All details can be found on the reference documentation.
With the previous Sharding feature, which we now call static sharding
and is deprecated, you might have been used to deal with an array of indexes. Shards where identified by their position in the array. In the new model, shards are identified by a name: a simple String which maps to their IndexManager name.
Implementors will need to create a ShardIdentifierProvider, which fullfills the following needs:
Discover existing shards at boot time
Since the shards are not defined in the configuration, you need to provide a list of known shards via some code. A new mechanism was setup to allow for example to query the database using an Hibernate Session during the initialization phase. See also the AnimalShardIdentifierProvider example implementation.

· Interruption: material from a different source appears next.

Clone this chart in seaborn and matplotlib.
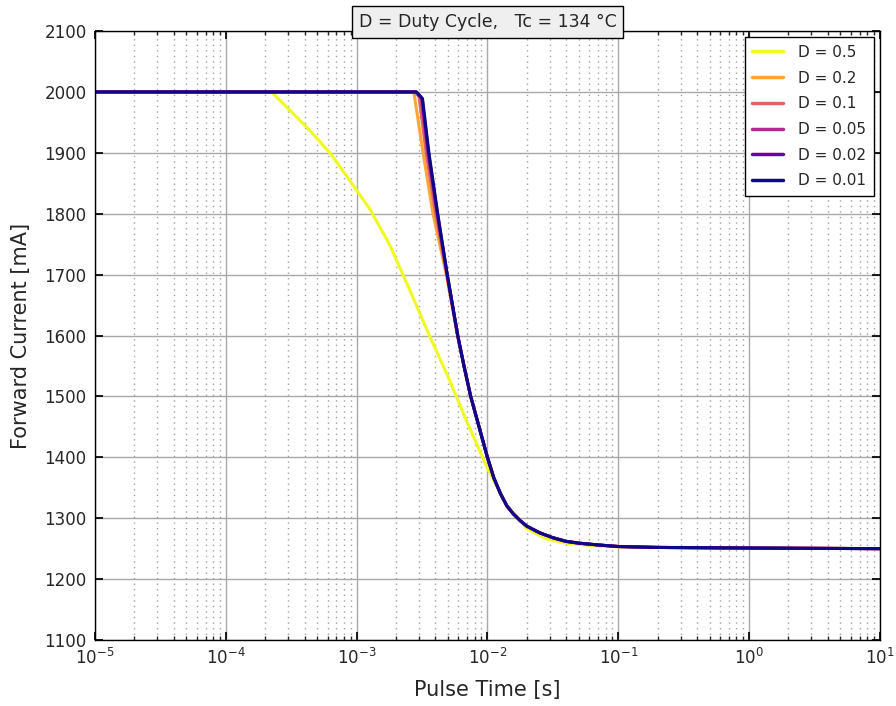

Discover new shards at runtime
The second operation that a ShardIdentifierProvider needs to provide, is to watch for new shard identifiers and eventually notify the framework.
List the known shard identifiers
Finally the ShardIdentifierProvider implementation will need to keep the record of known shard names; that requires a bit of concurrent code, hopefully the example is going to be of inspiration.
Optionally you can also make your implementation really smart by watching for your custom FullTextFilters being applied to queries, to narrow down to which shards a query should be executed on. See more at Using filters in a sharded environment.
More links
As usual the issue tracker is JIRA and all code is on GitHub: pull requests and feedback welcome.
For a detailed list of all changes in this release, see the release notes.
The next goal is to work towards a 4.4.0.Final release. If you can help us getting there fast, then we'll finally branch towards the next mayor release and start the transformations needed to support Apache Lucene version 4.